Through its support of AMD MatrixCore architecture, AITemplate unlocks additional performance gains via the efficient utilization of hardware resources. This translates to faster inference times, smoother image generation, and a more streamlined and user-friendly experience.

In this blog, we use pre-trained Stable Diffusion models for text-to-image generation with AITemplate on AMD GPUs. You can also independently explore the steps for image-to-image generation and inpainting.

Setting up the running environment#

You can run Stable Diffusion models on AMD GPUs after installing ROCm and its compatible packages.

For this blog, we tested our code snippets on ROCm 5.7, Ubuntu 22.04, Python 3.10, and Pytorch 2.0.1. For convenience, you can directly pull and run the Docker container in your Linux system using the following code:

docker pull rocm/pytorch
docker run -it --ipc=host --network=host --device=/dev/kfd --device=/dev/dri \
           --group-add video --cap-add=SYS_PTRACE --security-opt seccomp=unconfined \
           --name=sdxl rocm/pytorch:rocm5.7_ubuntu22.04_py3.10_pytorch_2.0.1 /bin/bash

You must install essential Python packages (notably AITemplate) once you are in the running Docker (or other appropriate PyTorch/ROCm) environment.

Note that the AITemplate package on Meta Incubator may not be compatible with ROCm. We recommend cloning the repository from ROCmSoftwarePlatform and installing the package using this code:

git clone --recursive --branch ds-blog https://github.com/ROCmSoftwarePlatform/AITemplate

cd AITemplate/python
python setup.py bdist_wheel
pip install dist/aitemplate-*.whl

To install other necessary packages, use:

pip3 install diffusers transformers click accelerate

Generating images with a text prompt#

First, download the diffusers pipeline files. The model is stabilityai/stable-diffusion-2-1, which is fine-tuned from stable-diffusion-2 (768-v-ema.ckpt). The resolution of the generated image is 768 x 768 px.

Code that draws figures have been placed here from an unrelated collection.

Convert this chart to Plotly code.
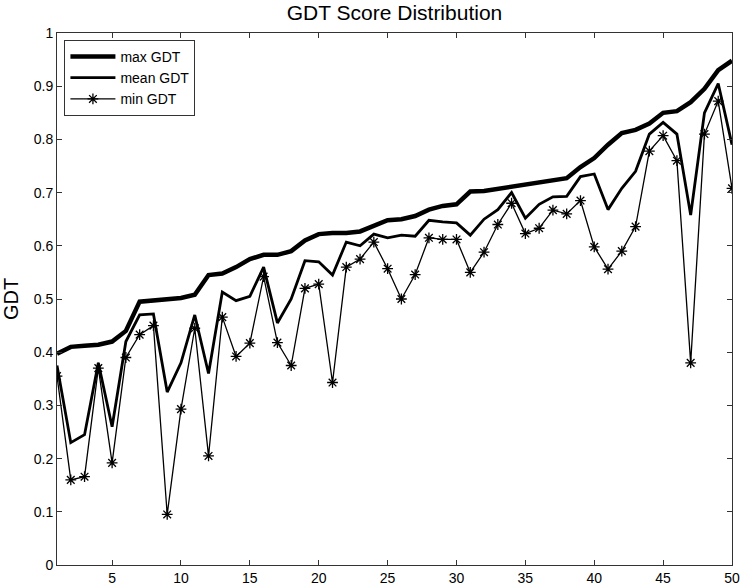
import plotly.graph_objects as go

x_vals = list(range(1, 51))
max_gdt = [0.397, 0.410, 0.412, 0.414, 0.420, 0.440, 0.495, 0.497, 0.498, 0.502,
           0.508, 0.545, 0.548, 0.560, 0.575, 0.583, 0.583, 0.590, 0.610, 0.622,
           0.624, 0.624, 0.627, 0.638, 0.648, 0.650, 0.656, 0.668, 0.675, 0.678,
           0.702, 0.703, 0.707, 0.712, 0.714, 0.718, 0.722, 0.727, 0.748, 0.765,
           0.790, 0.812, 0.818, 0.830, 0.850, 0.853, 0.870, 0.895, 0.930, 0.948]
mean_gdt = [0.375, 0.230, 0.245, 0.380, 0.260, 0.420, 0.470, 0.472, 0.325, 0.380,
            0.470, 0.360, 0.513, 0.497, 0.505, 0.560, 0.455, 0.500, 0.572, 0.570,
            0.545, 0.607, 0.600, 0.622, 0.615, 0.620, 0.618, 0.648, 0.645, 0.643,
            0.620, 0.650, 0.668, 0.700, 0.652, 0.678, 0.692, 0.693, 0.730, 0.735,
            0.668, 0.708, 0.740, 0.810, 0.832, 0.810, 0.658, 0.850, 0.905, 0.790]
min_gdt = [0.355, 0.160, 0.166, 0.370, 0.192, 0.390, 0.433, 0.450, 0.095, 0.293,
           0.445, 0.205, 0.466, 0.392, 0.417, 0.542, 0.418, 0.375, 0.520, 0.528,
           0.343, 0.560, 0.575, 0.607, 0.557, 0.500, 0.546, 0.615, 0.612, 0.612,
           0.550, 0.588, 0.640, 0.680, 0.623, 0.633, 0.667, 0.660, 0.685, 0.598,
           0.556, 0.590, 0.636, 0.778, 0.807, 0.760, 0.380, 0.810, 0.872, 0.708]

x_ticks = [5, 10, 15, 20, 25, 30, 35, 40, 45, 50]
y_ticks = [0, 0.1, 0.2, 0.3, 0.4, 0.5, 0.6, 0.7, 0.8, 0.9, 1]
y_tick_labels = ["0", "0.1", "0.2", "0.3", "0.4", "0.5", "0.6", "0.7", "0.8", "0.9", "1"]

font = "Liberation Sans, Arial, sans-serif"

fig = go.Figure()
fig.add_trace(go.Scatter(x=x_vals, y=max_gdt, mode="lines", name="max GDT",
                         line=dict(color="black", width=4.5)))
fig.add_trace(go.Scatter(x=x_vals, y=mean_gdt, mode="lines", name="mean GDT",
                         line=dict(color="black", width=2.8)))
fig.add_trace(go.Scatter(x=x_vals, y=min_gdt, mode="lines+markers", name="min GDT",
                         line=dict(color="black", width=1.3),
                         marker=dict(symbol="asterisk-open", size=9, color="black",
                                     line=dict(color="black", width=1.3))))

fig.update_layout(
    width=744, height=588,
    margin=dict(l=57, r=12, t=33, b=23, autoexpand=False),
    paper_bgcolor="white", plot_bgcolor="white",
    font=dict(family=font, size=14, color="black"),
    title=dict(text="GDT Score Distribution", x=0.5, xref="paper", xanchor="center",
               y=0.978, yanchor="middle", font=dict(size=21, family=font)),
    showlegend=True,
    legend=dict(x=0.011, y=0.987, xanchor="left", yanchor="top",
                bgcolor="white", bordercolor="#333", borderwidth=1,
                font=dict(size=14, family=font), tracegroupgap=0,
                itemwidth=45),
)
fig.update_xaxes(range=[1, 50], tickvals=x_ticks, ticks="inside", ticklen=5,
                 tickcolor="#333", showline=True, linecolor="#333", linewidth=1,
                 mirror="ticks", showgrid=False, zeroline=False, automargin=False,
                 tickfont=dict(size=14, family=font))
fig.update_yaxes(range=[0, 1], tickvals=y_ticks, ticktext=y_tick_labels,
                 ticks="inside", ticklen=5, tickcolor="#333",
                 showline=True, linecolor="#333", linewidth=1, mirror="ticks",
                 showgrid=False, zeroline=False, automargin=False,
                 title=dict(text="GDT", font=dict(size=20, family=font), standoff=16),
                 tickfont=dict(size=14, family=font))

fig.write_html("out.html", config={"displayModeBar": False},
               post_script="document.body.style.margin='0';document.body.style.overflow='hidden';")
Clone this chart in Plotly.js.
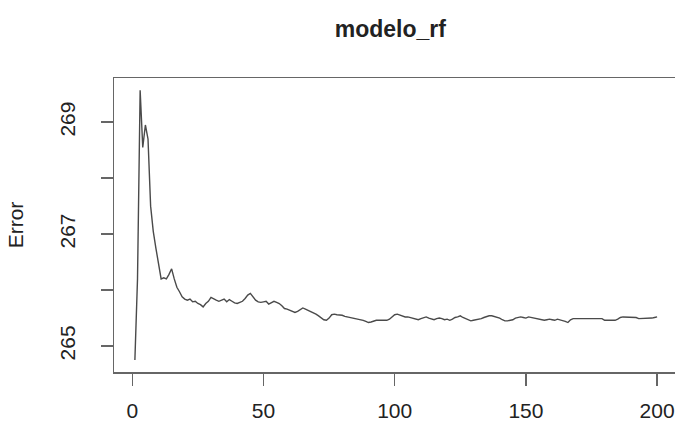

cd ../examples/05_stable_diffusion/

python3 scripts/download_pipeline.py \
--model-name "stabilityai/stable-diffusion-2-1"

Then, compile the model.

python3 scripts/compile.py --width 768 --height 768

You can test the complied model by supplying it with different prompts. For example:

python3 scripts/demo_alt.py --hf-hub-or-path stabilityai/stable-diffusion-2-1 --width 768 --height 768 \
--prompt "A Van Gogh-inspired landscape painting of Golden Gate Bridge, capturing the swirling brushstrokes\
 and vibrant colors characteristic of the artist's style."

The generated image is saved in the AITemplate/examples/05_stable_diffusion/ folder as example_ait.png.

The above Van Gogh-inspired prompt generates this image.

Here are some prompt suggestions you can try:

  • “The house in the forest, dark night, leaves in the air, fluorescent mushrooms, clear focus, very coherent, very detailed, contrast, vibrant, digital painting”

  • “A photorealistic portrait of a young woman with flowing red hair and piercing green eyes, smiling warmly against a backdrop of lush greenery.”

  • “A classic oil painting depicting a grand banquet scene, with nobles and ladies adorned in exquisite attire feasting under a chandelier’s soft glow.”

  • “A pixel art rendition of a bustling cyberpunk cityscape, neon lights illuminating skyscrapers and holographic advertisements casting a vibrant glow.”